Already, response to the company’s “By Accident” sportswear label (it also does an upscale line featuring evening gowns and shearling coats) has been positive.
“Business is definitely picking up, with new accounts calling us wanting to see the collection late last year. Things were very slow, but we still did OK,” said Nikichina. “Now, we’re very happy with how things look.”
At New York-based Morrell Maxie, a maker of dresses and sportswear, founder Adam Ostad said, “Customers are now realizing they need goods. They’ve got a business to run and they need goods in their stores.”
While Ostad said he could not predict how business would fare on the retail level, initial wholesale orders were strong.
“But it’s more important to be different these days, to offer styles and prints that are different from what the others are doing,” he said. “Customers are also more price-conscious. But for now, we’re low on goods, so that’s a good sign.”

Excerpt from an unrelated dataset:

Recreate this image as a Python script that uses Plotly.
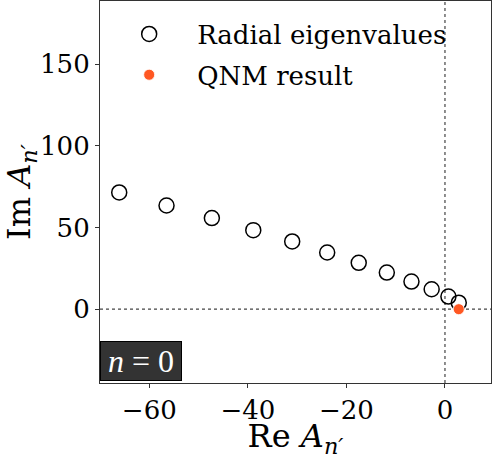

Other vendors said business is so good, it’s almost surprising.
“It’s been so wonderful, I’m embarrassed to tell people,” said Sandy Lebowitz, sales manager at New York-based DNI Fashion Group, which makes the Domallo and Basix II lines.
She said company founder and chief designer David Sadot believes in dressing all women for all occasions — and if the market is driven by anything these days, it’s versatility.
“Even our basics are not run-of-the-mill,” Lebowitz said. “Our sportswear takes you from the office to out in the evening. We’re not making a plain pair of black slacks. A woman wants difference, newness, a reason to buy. If you give people what they want, business is easy.”
So far, the company has taken several reorders for a simple lace blouse that sold out at stores within a couple of weeks.
“We’re like the fudge on a plain piece of cake,” Lebowitz said. “We don’t plan on making any changes because everything is going great. If it works, why fix it?”